An analysis says the bitcoin market has already priced in much of the threat from quantum computers.
Cointelegraph, a blockchain media outlet, reported on April 13 that investment bank Bernstein said bitcoin’s sharp decline had already reflected a range of risk factors, including quantum-security concerns.
Bernstein cited bitcoin’s roughly 50 percent fall from its October 2025 all-time high of $126,198. It said the market has factored in some of the fear around the possibility of a quantum breakthrough. It added that while the threat is real, it does not see an immediate risk that would shake bitcoin’s existence.
The analysis follows a study released by Google researchers two weeks ago. The study said future quantum computers, in some structures, could break elliptic-curve cryptography used on many blockchains with fewer than 500,000 physical qubits. It also presented a scenario in which bitcoin private keys could be decrypted in 9 minutes in theory. That is shorter than bitcoin’s average 10-minute block time and has reignited debate over shifting the bitcoin network to quantum resistance.
Bernstein said Bitcoin Core developers have enough time to set a path for a post-quantum upgrade. Bernstein said last week that bitcoin has 3 to 5 years to prepare for a quantum-security upgrade.
It also mentioned the role of market participants. Bernstein said large institutions, including exchange-traded fund issuers and corporate buyers such as Strategy, are likely to play a constructive role in reaching agreement on future upgrades. It also said that because bitcoin is a $1.5 trillion asset, developers’ slow consensus process can be seen as a responsible response.
One proposal being discussed is BIP-360. The draft proposes a pay-to-merkle-root (P2MR) output type to reduce key-path vulnerabilities in Taproot. It focuses on lowering quantum risk for exposed bitcoin addresses, but it does not itself add post-quantum digital signatures. Bernstein said the proposal could be introduced as a soft fork. It added that even then, about 8 percent of total BTC supply of 21 million, tied up in inactive addresses, could still be vulnerable to a future quantum breakthrough.

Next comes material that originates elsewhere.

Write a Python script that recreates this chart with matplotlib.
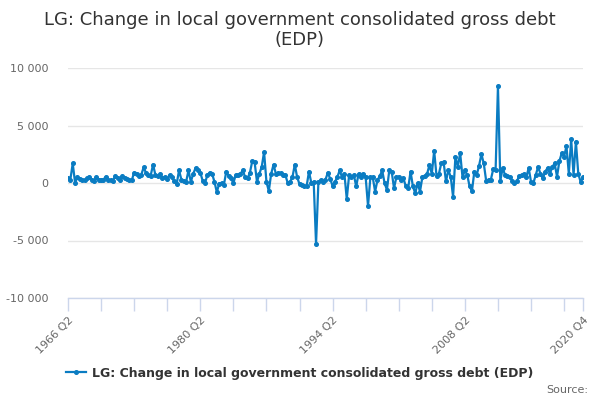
import matplotlib
matplotlib.use("Agg")
import matplotlib.pyplot as plt

# Quarterly change in LG consolidated gross debt (EDP), 1966 Q2 .. 2020 Q4 (£m)
first_year = 1966
first_quarter = 2
debt_change = [
    400, 300, 1700, 0, 500, 350, 300, 250, 400, 550,
    300, 200, 500, 300, 250, 300, 550, 300, 250, 200,
    600, 400, 300, 600, 450, 350, 300, 250, 900, 800,
    600, 700, 1350, 900, 700, 650, 1600, 700, 600, 800,
    400, 500, 350, 700, 500, 200, -100, 1100, 300, 200,
    100, 1100, 100, 800, 1300, 1100, 900, 200, 0, 700,
    900, 800, 100, -800, -50, 0, -150, 1000, 600, 400,
    0, 700, 700, 800, 1100, 500, 400, 900, 1900, 1800,
    100, 800, 1400, 2700, 100, -700, 800, 1600, 800, 900,
    850, 700, 700, 0, 100, 500, 1600, 500, -100, -200,
    -250, -300, 1000, 0, 100, -5300, 100, 250, 100, 300,
    900, 350, -250, 100, 500, 1100, 500, 800, -1400, 700,
    500, 700, -300, 800, 500, 800, 500, -2000, 500, 500,
    -750, 250, 600, 1100, 0, -600, 1100, 1000, -450, 500,
    550, 300, 400, -300, -450, 1000, -300, -900, 0, -750,
    500, 600, 800, 1550, 800, 2800, 600, 800, 1700, 1800,
    150, 1100, 550, -1200, 2300, 1400, 2600, 500, 1100, 700,
    -300, -700, 1000, 700, 1500, 2500, 1700, 200, 300, 300,
    1200, 1100, 8400, 200, 1300, 700, 600, 500, 200, 0,
    150, 600, 700, 750, 500, 1300, 100, 0, 700, 1400,
    800, 400, 1000, 1300, 800, 1400, 1700, 550, 1900, 2600,
    2300, 3200, 800, 3800, 700, 3600, 800, 100, 500,
]

quarters = []
y, q = first_year, first_quarter
for _ in debt_change:
    quarters.append(f"{y} Q{q}")
    q += 1
    if q > 4:
        q = 1
        y += 1

y_ticks = [-10000, -5000, 0, 5000, 10000]
y_tick_labels = ["-10 000", "-5 000", "0", "5 000", "10 000"]
labelled_quarters = ["1966 Q2", "1980 Q2", "1994 Q2", "2008 Q2", "2020 Q4"]

title = "LG: Change in local government consolidated gross debt\n(EDP)"
series_name = "LG: Change in local government consolidated gross debt (EDP)"

LINE_COLOR = "#0a7cc2"
GRID_COLOR = "#e6e6e6"
AXIS_COLOR = "#ccd6eb"
TEXT_COLOR = "#666666"

plt.rcParams["font.family"] = ["DejaVu Sans"]

fig = plt.figure(figsize=(6, 4), dpi=100)
ax = fig.add_axes([68 / 600, 1 - 298 / 400, (583 - 68) / 600, (298 - 68) / 400])

x = list(range(len(debt_change)))
line, = ax.plot(x, debt_change, color=LINE_COLOR, linewidth=1.6,
                marker="o", markersize=2.6, zorder=3)

ax.set_xlim(0, len(debt_change) - 1)
ax.set_ylim(-10000, 10000)

# y axis: gridlines only
ax.set_yticks(y_ticks)
ax.set_yticklabels(y_tick_labels, color=TEXT_COLOR, fontsize=8)
ax.yaxis.grid(True, color=GRID_COLOR, linewidth=1)
ax.tick_params(axis="y", length=0, pad=14)

# x axis: tick every 14 quarters plus the last one
tick_pos = list(range(0, len(debt_change), 14)) + [len(debt_change) - 1]
tick_lab = [quarters[i] if quarters[i] in labelled_quarters else "" for i in tick_pos]
ax.set_xticks(tick_pos)
ax.set_xticklabels(tick_lab, rotation=45, ha="right", rotation_mode="anchor",
                   color=TEXT_COLOR, fontsize=8)
ax.tick_params(axis="x", length=9, width=1, color=AXIS_COLOR, pad=3)

for side in ["left", "right", "top"]:
    ax.spines[side].set_visible(False)
ax.spines["bottom"].set_color(AXIS_COLOR)
ax.spines["bottom"].set_linewidth(1)
ax.set_axisbelow(True)

fig.text(0.5, 1 - 30 / 400, title, ha="center", va="center",
         fontsize=13, color="#333333", linespacing=1.2)

fig.legend([line], [series_name], loc="center", bbox_to_anchor=(0.5, 1 - 373 / 400),
           frameon=False, prop={"size": 9, "weight": "bold"}, handlelength=1.6,
           handletextpad=0.5, labelcolor="#333333")

fig.text(588 / 600, 1 - 390 / 400, "Source:", ha="right", va="center",
         fontsize=8, color=TEXT_COLOR)

fig.savefig("out.png", dpi=100)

Another view is that the bigger problem than the technology is a network-wide transition. Tezos co-founder Arthur Breitman (아서 브라이트만) said the task of shifting bitcoin to quantum resistance is closer to social adoption than technology. He said, "The coding work could be finished by this afternoon," but added that in practice bitcoin holders would have to move to a new standard. He said, "Technically it’s possible within a month, but you can’t make everyone move their keys within a month," and added that key migration would take years.
Zach Pandl (잭 팬들), head of research at asset manager Grayscale, expressed a similar view. He said, "Bitcoin’s quantum-security task is a social issue rather than a technical issue." He cited bitcoin’s UTXO model having no native smart contracts and that some address types have lower quantum vulnerability. He warned, however, that the community needs consensus on how to move wallets that have lost private keys or cannot be accessed to a quantum-resistant structure.
Ultimately, the current issue is not whether the quantum-computer threat exists, but how quickly and in what way the bitcoin network can change security standards. The market has already reflected some of the risk, but the upgrade stage is increasingly likely to hinge on developers’ judgment, participation by institutional holders and a long-term user migration.